Exercise description: Reproduce the data below in full and exclude every picture.

+-------+

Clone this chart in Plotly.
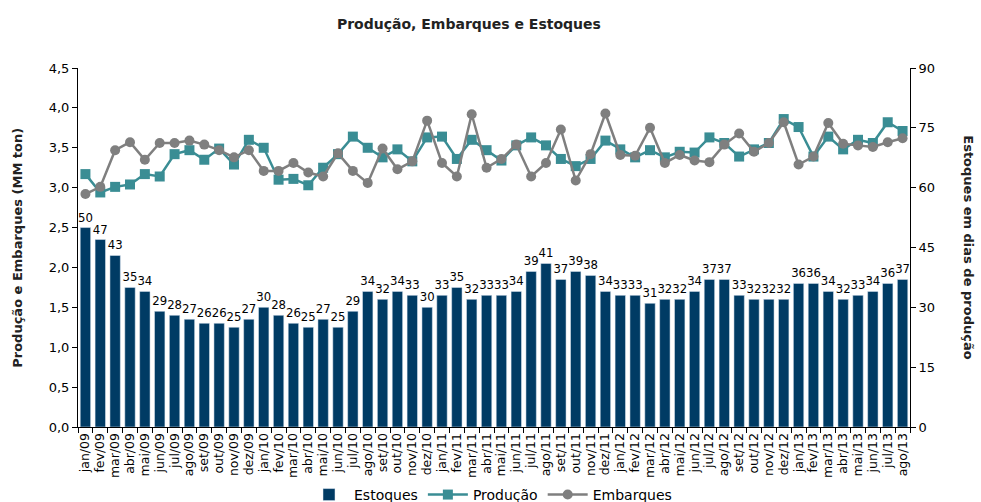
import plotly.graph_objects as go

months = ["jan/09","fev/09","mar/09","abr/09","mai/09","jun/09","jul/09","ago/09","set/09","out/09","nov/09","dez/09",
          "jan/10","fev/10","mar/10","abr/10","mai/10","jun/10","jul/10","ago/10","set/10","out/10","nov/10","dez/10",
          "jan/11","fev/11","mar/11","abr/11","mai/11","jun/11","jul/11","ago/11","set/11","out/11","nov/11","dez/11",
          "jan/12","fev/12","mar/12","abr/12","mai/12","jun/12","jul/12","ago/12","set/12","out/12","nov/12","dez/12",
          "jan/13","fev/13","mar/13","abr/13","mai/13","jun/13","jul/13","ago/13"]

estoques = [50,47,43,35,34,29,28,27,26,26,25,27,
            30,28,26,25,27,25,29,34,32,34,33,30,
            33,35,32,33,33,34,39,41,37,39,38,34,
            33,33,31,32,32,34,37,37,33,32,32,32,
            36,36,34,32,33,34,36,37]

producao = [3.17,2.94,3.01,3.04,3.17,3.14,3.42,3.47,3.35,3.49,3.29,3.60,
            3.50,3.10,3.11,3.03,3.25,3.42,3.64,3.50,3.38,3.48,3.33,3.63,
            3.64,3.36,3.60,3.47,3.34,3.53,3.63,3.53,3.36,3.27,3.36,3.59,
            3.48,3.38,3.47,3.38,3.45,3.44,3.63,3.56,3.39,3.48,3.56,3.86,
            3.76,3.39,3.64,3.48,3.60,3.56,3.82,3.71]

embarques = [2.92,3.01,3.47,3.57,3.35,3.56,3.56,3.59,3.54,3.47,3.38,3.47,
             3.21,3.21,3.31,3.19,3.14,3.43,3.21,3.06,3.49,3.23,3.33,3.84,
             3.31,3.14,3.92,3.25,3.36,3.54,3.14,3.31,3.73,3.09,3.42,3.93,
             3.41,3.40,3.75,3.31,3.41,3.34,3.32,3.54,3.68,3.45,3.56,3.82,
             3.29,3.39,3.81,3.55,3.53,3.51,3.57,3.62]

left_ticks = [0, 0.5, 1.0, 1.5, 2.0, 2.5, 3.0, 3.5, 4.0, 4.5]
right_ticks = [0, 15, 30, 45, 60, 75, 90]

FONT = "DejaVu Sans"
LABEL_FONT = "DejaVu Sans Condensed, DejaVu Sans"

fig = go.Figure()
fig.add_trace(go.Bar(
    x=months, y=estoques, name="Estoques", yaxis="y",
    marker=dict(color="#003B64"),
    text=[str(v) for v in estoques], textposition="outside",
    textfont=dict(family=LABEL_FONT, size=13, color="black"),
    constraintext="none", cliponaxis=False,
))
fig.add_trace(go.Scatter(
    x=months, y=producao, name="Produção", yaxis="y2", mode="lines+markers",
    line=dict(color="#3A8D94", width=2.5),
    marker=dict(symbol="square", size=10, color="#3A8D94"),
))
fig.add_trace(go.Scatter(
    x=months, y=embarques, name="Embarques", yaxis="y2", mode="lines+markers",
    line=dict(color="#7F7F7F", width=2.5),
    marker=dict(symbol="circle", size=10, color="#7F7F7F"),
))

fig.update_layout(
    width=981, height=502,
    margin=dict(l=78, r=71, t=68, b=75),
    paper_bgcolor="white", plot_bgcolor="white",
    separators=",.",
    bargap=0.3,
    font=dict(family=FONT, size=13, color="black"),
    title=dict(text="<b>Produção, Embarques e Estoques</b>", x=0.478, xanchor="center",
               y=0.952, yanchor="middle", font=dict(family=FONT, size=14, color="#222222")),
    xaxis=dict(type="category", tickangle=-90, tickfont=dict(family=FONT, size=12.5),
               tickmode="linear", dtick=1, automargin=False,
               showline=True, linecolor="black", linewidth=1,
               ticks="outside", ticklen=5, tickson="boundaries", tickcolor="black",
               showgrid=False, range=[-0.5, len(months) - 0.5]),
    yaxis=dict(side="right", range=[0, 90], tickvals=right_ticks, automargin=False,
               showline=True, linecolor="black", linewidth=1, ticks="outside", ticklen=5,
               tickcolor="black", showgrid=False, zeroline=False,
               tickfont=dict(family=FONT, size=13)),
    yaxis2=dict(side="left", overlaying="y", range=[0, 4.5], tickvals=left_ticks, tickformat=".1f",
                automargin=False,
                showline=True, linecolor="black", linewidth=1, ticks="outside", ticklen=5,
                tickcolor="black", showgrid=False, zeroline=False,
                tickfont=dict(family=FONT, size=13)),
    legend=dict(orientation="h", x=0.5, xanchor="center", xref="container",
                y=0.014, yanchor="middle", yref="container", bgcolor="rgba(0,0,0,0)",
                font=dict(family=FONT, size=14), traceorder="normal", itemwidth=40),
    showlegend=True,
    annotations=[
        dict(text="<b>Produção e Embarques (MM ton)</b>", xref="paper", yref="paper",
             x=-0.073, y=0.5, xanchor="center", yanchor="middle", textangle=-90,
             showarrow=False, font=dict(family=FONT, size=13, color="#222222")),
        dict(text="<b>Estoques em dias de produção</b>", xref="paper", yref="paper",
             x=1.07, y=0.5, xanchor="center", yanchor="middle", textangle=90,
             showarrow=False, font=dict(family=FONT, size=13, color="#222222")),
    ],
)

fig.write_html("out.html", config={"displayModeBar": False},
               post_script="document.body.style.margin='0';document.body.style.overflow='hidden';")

+-------+

Result of the exercise:
Clone this chart in Plotly.
import plotly.graph_objects as go

months = ["jan/09","fev/09","mar/09","abr/09","mai/09","jun/09","jul/09","ago/09","set/09","out/09","nov/09","dez/09",
          "jan/10","fev/10","mar/10","abr/10","mai/10","jun/10","jul/10","ago/10","set/10","out/10","nov/10","dez/10",
          "jan/11","fev/11","mar/11","abr/11","mai/11","jun/11","jul/11","ago/11","set/11","out/11","nov/11","dez/11",
          "jan/12","fev/12","mar/12","abr/12","mai/12","jun/12","jul/12","ago/12","set/12","out/12","nov/12","dez/12",
          "jan/13","fev/13","mar/13","abr/13","mai/13","jun/13","jul/13","ago/13"]

estoques = [50,47,43,35,34,29,28,27,26,26,25,27,
            30,28,26,25,27,25,29,34,32,34,33,30,
            33,35,32,33,33,34,39,41,37,39,38,34,
            33,33,31,32,32,34,37,37,33,32,32,32,
            36,36,34,32,33,34,36,37]

producao = [3.17,2.94,3.01,3.04,3.17,3.14,3.42,3.47,3.35,3.49,3.29,3.60,
            3.50,3.10,3.11,3.03,3.25,3.42,3.64,3.50,3.38,3.48,3.33,3.63,
            3.64,3.36,3.60,3.47,3.34,3.53,3.63,3.53,3.36,3.27,3.36,3.59,
            3.48,3.38,3.47,3.38,3.45,3.44,3.63,3.56,3.39,3.48,3.56,3.86,
            3.76,3.39,3.64,3.48,3.60,3.56,3.82,3.71]

embarques = [2.92,3.01,3.47,3.57,3.35,3.56,3.56,3.59,3.54,3.47,3.38,3.47,
             3.21,3.21,3.31,3.19,3.14,3.43,3.21,3.06,3.49,3.23,3.33,3.84,
             3.31,3.14,3.92,3.25,3.36,3.54,3.14,3.31,3.73,3.09,3.42,3.93,
             3.41,3.40,3.75,3.31,3.41,3.34,3.32,3.54,3.68,3.45,3.56,3.82,
             3.29,3.39,3.81,3.55,3.53,3.51,3.57,3.62]

left_ticks = [0, 0.5, 1.0, 1.5, 2.0, 2.5, 3.0, 3.5, 4.0, 4.5]
right_ticks = [0, 15, 30, 45, 60, 75, 90]

FONT = "DejaVu Sans"
LABEL_FONT = "DejaVu Sans Condensed, DejaVu Sans"

fig = go.Figure()
fig.add_trace(go.Bar(
    x=months, y=estoques, name="Estoques", yaxis="y",
    marker=dict(color="#003B64"),
    text=[str(v) for v in estoques], textposition="outside",
    textfont=dict(family=LABEL_FONT, size=13, color="black"),
    constraintext="none", cliponaxis=False,
))
fig.add_trace(go.Scatter(
    x=months, y=producao, name="Produção", yaxis="y2", mode="lines+markers",
    line=dict(color="#3A8D94", width=2.5),
    marker=dict(symbol="square", size=10, color="#3A8D94"),
))
fig.add_trace(go.Scatter(
    x=months, y=embarques, name="Embarques", yaxis="y2", mode="lines+markers",
    line=dict(color="#7F7F7F", width=2.5),
    marker=dict(symbol="circle", size=10, color="#7F7F7F"),
))

fig.update_layout(
    width=981, height=502,
    margin=dict(l=78, r=71, t=68, b=75),
    paper_bgcolor="white", plot_bgcolor="white",
    separators=",.",
    bargap=0.3,
    font=dict(family=FONT, size=13, color="black"),
    title=dict(text="<b>Produção, Embarques e Estoques</b>", x=0.478, xanchor="center",
               y=0.952, yanchor="middle", font=dict(family=FONT, size=14, color="#222222")),
    xaxis=dict(type="category", tickangle=-90, tickfont=dict(family=FONT, size=12.5),
               tickmode="linear", dtick=1, automargin=False,
               showline=True, linecolor="black", linewidth=1,
               ticks="outside", ticklen=5, tickson="boundaries", tickcolor="black",
               showgrid=False, range=[-0.5, len(months) - 0.5]),
    yaxis=dict(side="right", range=[0, 90], tickvals=right_ticks, automargin=False,
               showline=True, linecolor="black", linewidth=1, ticks="outside", ticklen=5,
               tickcolor="black", showgrid=False, zeroline=False,
               tickfont=dict(family=FONT, size=13)),
    yaxis2=dict(side="left", overlaying="y", range=[0, 4.5], tickvals=left_ticks, tickformat=".1f",
                automargin=False,
                showline=True, linecolor="black", linewidth=1, ticks="outside", ticklen=5,
                tickcolor="black", showgrid=False, zeroline=False,
                tickfont=dict(family=FONT, size=13)),
    legend=dict(orientation="h", x=0.5, xanchor="center", xref="container",
                y=0.014, yanchor="middle", yref="container", bgcolor="rgba(0,0,0,0)",
                font=dict(family=FONT, size=14), traceorder="normal", itemwidth=40),
    showlegend=True,
    annotations=[
        dict(text="<b>Produção e Embarques (MM ton)</b>", xref="paper", yref="paper",
             x=-0.073, y=0.5, xanchor="center", yanchor="middle", textangle=-90,
             showarrow=False, font=dict(family=FONT, size=13, color="#222222")),
        dict(text="<b>Estoques em dias de produção</b>", xref="paper", yref="paper",
             x=1.07, y=0.5, xanchor="center", yanchor="middle", textangle=90,
             showarrow=False, font=dict(family=FONT, size=13, color="#222222")),
    ],
)

fig.write_html("out.html", config={"displayModeBar": False},
               post_script="document.body.style.margin='0';document.body.style.overflow='hidden';")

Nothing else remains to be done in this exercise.